In May 1780, news of the fall of Charleston, South Carolina and the capture of General Benjamin Lincoln's southern army reached Congress. It voted to place Gates in command of the Southern Department. He learned of his new command at his home near Shepherdstown, Virginia (now West Virginia), and headed south to assume command of the remaining Continental forces near the Deep River in North Carolina on July 25, 1780.
Gates led Continental forces and militia south and prepared to face the British forces of Charles Cornwallis, who had advanced to Camden, South Carolina. In the Battle of Camden on August 16, Gates's army was routed, with nearly 1,000 men captured, along with the army's baggage train and artillery. Analysis of the debacle suggests that Gates significantly overestimated the capabilities of his inexperienced militia, an error magnified when he lined up those forces against the British right, traditional position of the strongest troops. He also failed to make proper arrangements for an organized retreat. Gates's only accomplishment in the unsuccessful campaign was to cover 170 miles (270 km) in three days on horseback, heading north in retreat. His disappointment was compounded by news of his son Robert's death in combat in October. Nathanael Greene replaced Gates as commander on December 3 and Gates returned home to Virginia.
Because of the debacle at Camden, Congress passed a resolution requiring a board of inquiry, the prelude to a court martial, to look into Gates's conduct at Camden. Always one to support a court martial of other officers, particularly those with whom he was in competition for advancement, such as Benedict Arnold, Gates vehemently opposed the inquiry into his own conduct. Although he was not again placed in field command, Gates's New England supporters in Congress again came to his aid in 1782, when Congress repealed its resolution requiring a board of inquiry into the Camden disaster. Gates then rejoined Washington's staff at Newburgh, New York. Rumors implicated some of his aides in the Newburgh conspiracy of 1783. Gates may have agreed to involve himself, though this remains unclear.

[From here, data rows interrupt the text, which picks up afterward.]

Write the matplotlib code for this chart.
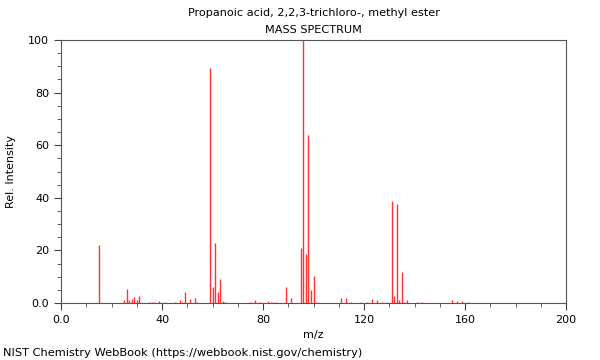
import matplotlib.pyplot as plt
from matplotlib.ticker import MultipleLocator, FuncFormatter

# peaks
mz = [15, 25, 26, 27, 28, 29, 30, 31, 35, 36, 37, 39, 41, 45, 47, 48, 49, 51, 53, 54,
      59, 60, 61, 62, 63, 64, 65, 75, 77, 79, 82, 83, 84, 85, 89, 91,
      95, 96, 97, 98, 99, 100, 101, 111, 113, 115, 119, 121, 123, 125, 127, 129,
      131, 132, 133, 134, 135, 136, 137, 141, 143, 155, 157, 159, 161]
intensity = [22.2, 1.3, 5.3, 1.0, 1.5, 2.4, 1.0, 2.6, 0.5, 0.5, 0.5, 0.6, 0.5, 0.5, 1.0, 0.5, 4.2, 1.4, 1.9, 0.3,
             89.5, 6.0, 23.0, 4.0, 9.0, 0.9, 0.5, 0.4, 1.0, 0.5, 0.7, 0.5, 0.5, 0.5, 6.0, 1.9,
             21.0, 100.0, 18.5, 64.0, 5.0, 10.1, 0.5, 2.0, 2.0, 0.5, 0.3, 0.5, 1.5, 1.1, 0.3, 0.5,
             38.9, 2.5, 37.6, 1.3, 11.8, 0.3, 1.1, 0.5, 0.5, 1.3, 0.8, 0.6, 0.3]

fig = plt.figure(figsize=(6, 3.6), dpi=100)
ax = fig.add_axes([61/600, 1 - 303/360, 505/600, 263/360])

ax.vlines(mz, 0, intensity, colors="#ff3333", linewidth=1)

ax.set_xlim(0, 200)
ax.set_ylim(0, 100)
ax.xaxis.set_major_locator(MultipleLocator(40))
ax.xaxis.set_minor_locator(MultipleLocator(10))
ax.yaxis.set_major_locator(MultipleLocator(20))
ax.yaxis.set_minor_locator(MultipleLocator(5))
fmt = FuncFormatter(lambda v, p: "0.0" if v == 0 else "%d" % v)
ax.xaxis.set_major_formatter(fmt)
ax.yaxis.set_major_formatter(fmt)
ax.tick_params(which="major", length=5, labelsize=8, color="#444444")
ax.tick_params(which="minor", length=3, color="#444444")
for s in ax.spines.values():
    s.set_color("#555555")

ax.set_xlabel("m/z", fontsize=8)
ax.set_ylabel("Rel. Intensity", fontsize=8, labelpad=9)
cx = (61 + 566) / 2 / 600
fig.text(cx, 1 - 13/360, "Propanoic acid, 2,2,3-trichloro-, methyl ester",
         ha="center", va="center", fontsize=8.1)
fig.text(cx, 1 - 30/360, "MASS SPECTRUM", ha="center", va="center", fontsize=8.1)
fig.text(3/600, 1 - 353/360, "NIST Chemistry WebBook (https://webbook.nist.gov/chemistry)",
         ha="left", va="center", fontsize=8.2)

fig.savefig("out.png", dpi=100)
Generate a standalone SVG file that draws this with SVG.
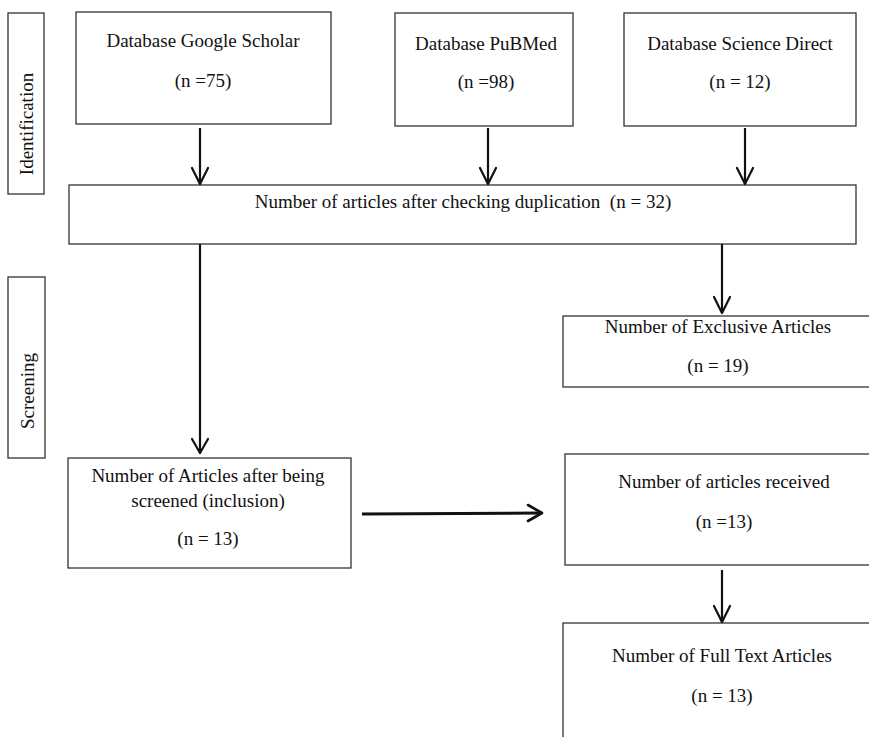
<svg xmlns="http://www.w3.org/2000/svg" width="869" height="737" viewBox="0 0 869 737">
<style>
.box{fill:#fff;stroke:#333;stroke-width:1.3}
text{font-family:"Liberation Serif","Times New Roman",serif;font-size:19px;fill:#111;text-anchor:middle;white-space:pre}
.c{stroke:#111;stroke-width:2.2;fill:none}
.h{fill:none;stroke:#111;stroke-width:2.2;stroke-linecap:round;stroke-linejoin:round}
</style>
<rect width="869" height="737" fill="#fff"/>
<g id="label-identification"><rect class="box" x="8" y="13" width="36" height="181"/><text transform="translate(33,124) rotate(-90)">Identification</text></g>
<g id="label-screening"><rect class="box" x="8" y="277" width="37" height="181"/><text transform="translate(34,391) rotate(-90)">Screening</text></g>
<g id="google"><rect class="box" x="76" y="12" width="255" height="112"/><text x="203" y="47">Database Google Scholar</text><text x="203" y="87">(n =75)</text></g>
<g id="pubmed"><rect class="box" x="395" y="13" width="178" height="113"/><text x="486" y="50">Database PuBMed</text><text x="486" y="88">(n =98)</text></g>
<g id="sciencedirect"><rect class="box" x="624" y="13" width="232" height="113"/><text x="740" y="50">Database Science Direct</text><text x="740" y="88">(n = 12)</text></g>
<g id="duplication"><rect class="box" x="69" y="185" width="787" height="59"/><text x="463" y="208">Number of articles after checking duplication  (n = 32)</text></g>
<g id="exclusive"><rect class="box" x="563" y="316" width="310" height="71"/><text x="718" y="333">Number of Exclusive Articles</text><text x="718" y="372">(n = 19)</text></g>
<g id="inclusion"><rect class="box" x="68" y="458" width="283" height="110"/><text x="208" y="482">Number of Articles after being</text><text x="208" y="507">screened (inclusion)</text><text x="208" y="545">(n = 13)</text></g>
<g id="received"><rect class="box" x="565" y="454" width="310" height="111"/><text x="724" y="488">Number of articles received</text><text x="724" y="528">(n =13)</text></g>
<g id="fulltext"><rect class="box" x="563" y="623" width="310" height="120"/><text x="722" y="662">Number of Full Text Articles</text><text x="722" y="702">(n = 13)</text></g>
<g id="connectors">
<line class="c" x1="200" y1="128" x2="200" y2="184"/><path class="h" d="M192,168 L200,184 L208,168"/>
<line class="c" x1="488" y1="128" x2="488" y2="184"/><path class="h" d="M480,168 L488,184 L496,168"/>
<line class="c" x1="745" y1="128" x2="745" y2="184"/><path class="h" d="M737,168 L745,184 L753,168"/>
<line class="c" x1="200" y1="244" x2="200" y2="453"/><path class="h" d="M192,439 L200,453 L208,439"/>
<line class="c" x1="722" y1="244" x2="722" y2="313"/><path class="h" d="M714,297 L722,313 L730,297"/>
<line class="c" x1="722" y1="570" x2="722" y2="622"/><path class="h" d="M714,606 L722,622 L730,606"/>
<line class="c" style="stroke-width:3" x1="362" y1="514" x2="541" y2="513"/><path class="h" style="stroke-width:2.6" d="M528,505 L542,513 L528,521"/>
</g>
</svg>
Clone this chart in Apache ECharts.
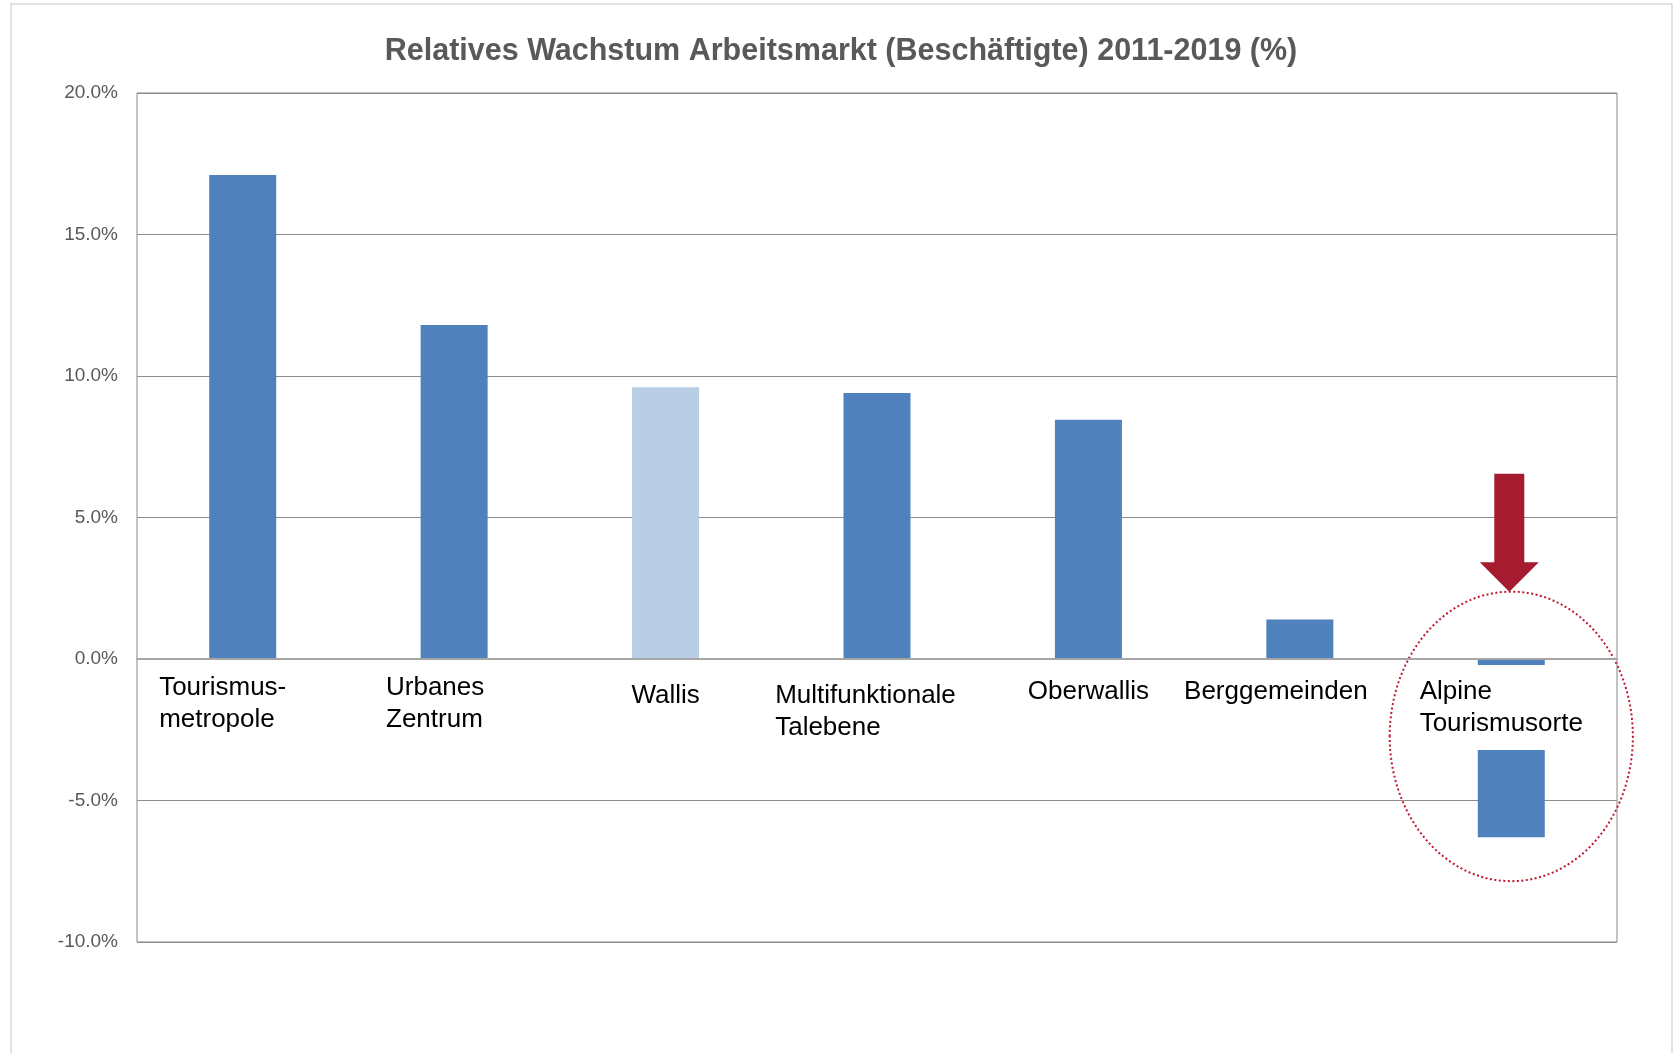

Gates' wife Elizabeth died in the summer of 1783. Gates retired in 1784 and again returned to his estate, Traveller's Rest, in Virginia (near present day Kearneysville, Jefferson County, West Virginia). Gates served as vice president of the Society of the Cincinnati, the organization of former Continental Army officers, and president of its Virginia chapter, and worked to rebuild his life. He proposed marriage to Janet Montgomery, the widow of General Richard Montgomery, but she refused. In 1786 he married Mary Valens, a wealthy woman from Liverpool who had come to the colonies in 1773 with her sister and Rev. Bartholomew Booth, to operate a boy's boarding school in Maryland. Booth had been the curate for the "Chapel in the Woods," later to become Saint John's Church at Hagerstown, Maryland. Gates sold Traveller's Rest in 1790 and freed his slaves at the urging of his friend John Adams. The aging couple retired to an estate on northern Manhattan Island. His later support for Jefferson's presidential candidacy ended his friendship with Adams. Gates and his wife remained active in New York City society, and he was elected to a single term in the New York State Legislature in 1800.